What happens if Britain votes to leave Europe?
LONDON—Political pundits think there’s a one in five chance of Britain deciding to quit the European Union in the next two years. The bookmakers put the odds even higher.
The reason? In the May 2015 general election, nearly four million people voted for a party, the UK Independence Party, whose purpose is to get Britain out of the EU, and in a battle to stave off that challenge the Conservative party promised a referendum on the issue.
Now, with a Conservative victory, the referendum is imminent. To shorten uncertainty, the government is planning to bring it forward, possibly to May 2016. So the Brits are in the middle of yet another existential wrangle about who they want to be.
Britain's Prime Minister David Cameron speaks during a press conference after the second day of the heads of state meeting at the EU council headquarters in Brussels, Belgium on 24.10.2014
Immigration is the main driver of the argument. In 2003, the countries of Western Europe opened their borders to "free movement" to people from eight former communist countries. Politicians in Britain predicted a few tens of thousands would come, but instead the country has seen the number of foreign born workers rise to by more than two million.
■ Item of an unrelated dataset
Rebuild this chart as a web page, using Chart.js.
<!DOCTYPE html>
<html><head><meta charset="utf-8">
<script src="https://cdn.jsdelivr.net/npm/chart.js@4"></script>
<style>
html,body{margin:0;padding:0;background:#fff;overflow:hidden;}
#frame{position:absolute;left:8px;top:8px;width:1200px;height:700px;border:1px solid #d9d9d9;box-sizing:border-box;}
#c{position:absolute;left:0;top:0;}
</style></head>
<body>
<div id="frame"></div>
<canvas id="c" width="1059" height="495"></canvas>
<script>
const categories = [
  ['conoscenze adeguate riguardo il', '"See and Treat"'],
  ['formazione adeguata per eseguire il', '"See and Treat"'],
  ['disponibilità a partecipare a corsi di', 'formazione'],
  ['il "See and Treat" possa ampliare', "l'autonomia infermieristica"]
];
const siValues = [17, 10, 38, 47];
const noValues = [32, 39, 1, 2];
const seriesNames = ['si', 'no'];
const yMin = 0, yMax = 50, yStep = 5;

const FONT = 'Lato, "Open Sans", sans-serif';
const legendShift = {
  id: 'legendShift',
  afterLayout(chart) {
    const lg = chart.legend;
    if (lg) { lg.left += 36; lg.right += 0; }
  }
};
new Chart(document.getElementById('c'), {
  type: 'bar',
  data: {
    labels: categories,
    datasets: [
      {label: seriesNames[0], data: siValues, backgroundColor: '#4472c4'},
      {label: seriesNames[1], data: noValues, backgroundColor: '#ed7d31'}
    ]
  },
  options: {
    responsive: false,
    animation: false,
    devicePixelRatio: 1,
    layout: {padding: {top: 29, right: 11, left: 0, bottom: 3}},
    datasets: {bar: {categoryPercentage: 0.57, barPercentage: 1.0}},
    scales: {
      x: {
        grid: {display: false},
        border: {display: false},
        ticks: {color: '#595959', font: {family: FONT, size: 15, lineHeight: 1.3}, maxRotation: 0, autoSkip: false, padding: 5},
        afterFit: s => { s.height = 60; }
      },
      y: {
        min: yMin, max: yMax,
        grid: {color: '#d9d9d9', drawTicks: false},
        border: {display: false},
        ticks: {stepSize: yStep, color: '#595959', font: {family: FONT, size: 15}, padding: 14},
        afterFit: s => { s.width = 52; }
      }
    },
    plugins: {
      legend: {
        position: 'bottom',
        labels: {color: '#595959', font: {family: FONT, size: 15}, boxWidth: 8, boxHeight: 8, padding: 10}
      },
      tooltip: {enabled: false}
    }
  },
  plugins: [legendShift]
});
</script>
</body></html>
Evidence is heavily disputed, but many people in the deindustrialised cities of northern England perceive east European migration to have created a cheap labour economy and placed strain on public services like local doctors and primary schools. Meanwhile, because governments have tried to restrict migration from everywhere else, universities and high-tech employers are screaming blue murder that they can’t recruit from the global talent pool.
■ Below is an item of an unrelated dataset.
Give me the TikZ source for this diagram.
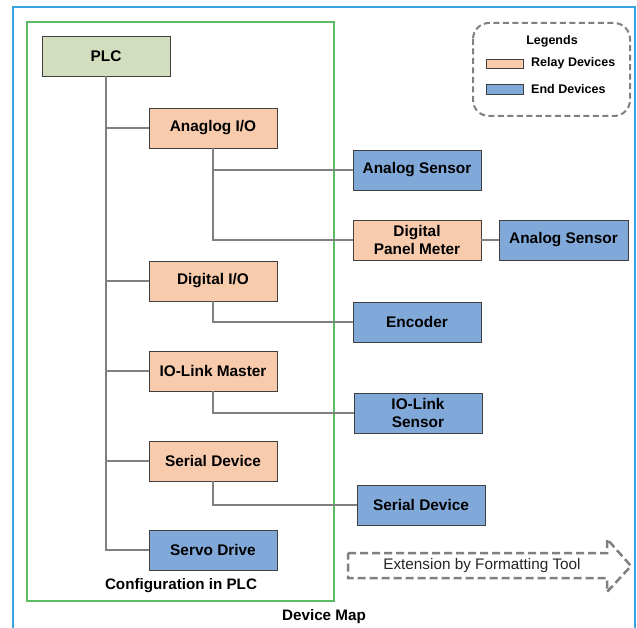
\documentclass[tikz,border=0pt]{standalone}
\usepackage{fontspec}
\setmainfont{Liberation Sans}
\definecolor{relayfill}{HTML}{F8CBAD}
\definecolor{endfill}{HTML}{80A9DA}
\definecolor{plcfill}{HTML}{D2DEBE}
\definecolor{boxline}{HTML}{404040}
\definecolor{conn}{HTML}{808080}
\definecolor{greenframe}{HTML}{5DBB63}
\definecolor{blueframe}{HTML}{3AA3E3}
\definecolor{dashgray}{HTML}{808080}
\tikzset{
  dev/.style={draw=boxline, line width=0.9pt, minimum width=128pt, minimum height=40pt,
    inner sep=1pt, align=center, font=\fontsize{15.4}{18}\selectfont\bfseries},
  relay/.style={dev, fill=relayfill},
  enddev/.style={dev, fill=endfill},
  plcbox/.style={dev, fill=plcfill},
  wire/.style={draw=conn, line width=1.2pt},
  swatch/.style={draw=boxline, line width=0.8pt},
  legtext/.style={font=\fontsize{12.5}{14}\selectfont\bfseries, inner sep=0pt},
  captext/.style={font=\fontsize{15.2}{17}\selectfont\bfseries, inner sep=0pt},
}
\begin{document}
\begin{tikzpicture}[x=1pt,y=-1pt]
\clip (0,0) rectangle (637,628);
\useasboundingbox (0,0) rectangle (637,628);
\fill[white] (0,0) rectangle (637,628);
% outer frame
\draw[blueframe, line width=2pt] (13,7) rectangle (635,700);
% green frame
\draw[greenframe, line width=1.5pt] (27,22) rectangle (334,601);
% nodes
\node[plcbox] (plc) at (106,56) {PLC};
\node[relay] (ana) at (213,128) {Anaglog I/O};
\node[enddev] (asens) at (417,170) {Analog Sensor};
\node[relay] (dpm) at (417,240) {Digital\\Panel Meter};
\node[enddev, minimum width=129pt] (asens2) at (563.5,240) {Analog Sensor};
\node[relay] (dio) at (213,281) {Digital I/O};
\node[enddev] (enc) at (417,322) {Encoder};
\node[relay] (iol) at (213,371) {IO-Link Master};
\node[enddev] (iols) at (418,413) {IO-Link\\Sensor};
\node[relay] (ser) at (213,461) {Serial Device};
\node[enddev] (sers) at (421,505) {Serial Device};
\node[enddev] (servo) at (213,550) {Servo Drive};
% connectors
\draw[wire] (plc.south) |- (servo.west);
\draw[wire] (plc.south) |- (ana.west);
\draw[wire] (plc.south) |- (dio.west);
\draw[wire] (plc.south) |- (iol.west);
\draw[wire] (plc.south) |- (ser.west);
\draw[wire] (ana.south) |- (dpm.west);
\draw[wire] (ana.south) |- (asens.west);
\draw[wire] (dpm.east) -- (asens2.west);
\draw[wire] (dio.south) |- (enc.west);
\draw[wire] (iol.south) |- (iols.west);
\draw[wire] (ser.south) |- (sers.west);
% captions
\node[captext] (cfg) at (181,586) {Configuration in PLC};
\node[captext] (dmap) at (324,617) {Device Map};
% legend
\draw[dashgray, dash pattern=on 6pt off 3.5pt, line width=2pt, rounded corners=16pt] (473,23) rectangle (630,116);
\node[legtext] (legt) at (552,41) {Legends};
\draw[swatch, fill=relayfill] (486,59) rectangle (523,68);
\node[legtext, anchor=west] (legr) at (531,63.5) {Relay Devices};
\draw[swatch, fill=endfill] (486,84) rectangle (523,94);
\node[legtext, anchor=west] (lege) at (531,89) {End Devices};
% extension arrow
\draw[dashgray, dash pattern=on 8pt off 4pt, line width=2.5pt, line join=miter]
  (348,553) -- (607,553) -- (607,539) -- (631,566) -- (607,592) -- (607,578) -- (348,578) -- cycle;
\node[font=\fontsize{15.3}{17}\selectfont, text=black!85, inner sep=0pt] (ext) at (482,566) {Extension by Formatting Tool};
\end{tikzpicture}
\end{document}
But Britain can’t take control of its migration policy without securing an opt out from the European rules –- which Germany’s leader Angela Merkel has ruled out. There are other issues –- like the European bureaucracy’s penchant for imposing business regulations the British don’t like, and the every growing cost of the Brussels bureacuracy, and they’ve led a number of senior Conservative politicians to conclude the threat to leave has to be real.
So if it happens, what next? And what happens to British politics?
Here’s where the whole issue collides with the phenomenon of Scottish nationalism. Last year a move by Scotland to leave the UK was defeated 45/55 -– but it was a close thing. The London-based parties had to throw everything at the Scottish electorate – including a heavy dose of fear.